What spurred you initially to donate to the arts? Do you remember the first donation that you made?
Victoria Lynn (then Curator of Contemporary Art at the Art Gallery of NSW) was a client of mine and she suggested I join the Contemporary Collection Benefactors in 1994. I was a member for seven years and then changed to be a Foundation member alongside my father who I talked into joining with me, and he’s been a member for five years now! I bought artworks every year at the fundraisers. Around the same time, I met Paul Dyer from the Brandenburg Orchestra and sponsored a pipe in the Baroque organ being built in London. I still get a kick out of hearing it.
I was inspired by their passion, dedication, lofty ideals and ambitions for their institutions.
What do you like most about donating through the ACF?
1) With the new platform it’s so easy and fast to donate… 5 minutes! And instantly you receive an email with your tax deductible invoice. Done Deal. Love it.
2) It gives a format to the artists to follow, to enable them to promote their projects with a pitch that attracts an audience. It’s an online dating service for the arts.
3) I know if they are on the ACF, they are credible and have what it takes to make it happen.

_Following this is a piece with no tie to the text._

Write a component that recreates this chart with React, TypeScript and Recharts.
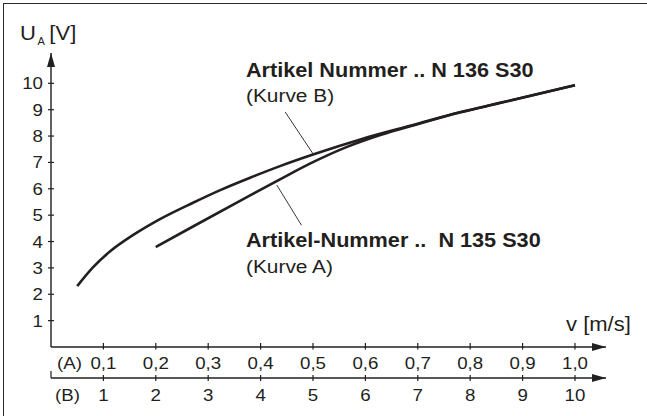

What would you say to those who are thinking of donating to artists, but haven’t quite taken the plunge?
It enriches your life. You can make a difference and see exactly where your donation goes. Every day more and more funding to the arts is disappearing – it’s up to us to support the Australia that we want to live in.
“The object of art is to give life a shape.” – William Shakespeare
Using the ACF on my mobile, I can show and share any of the projects I support to my client’s and friends, and encourage them to get involved, e.g. encourage them to attend Joseph’s concerts and gigs as well as buy his CDs. It’s like an extended family. It’s the personal part that is so engaging and rewarding.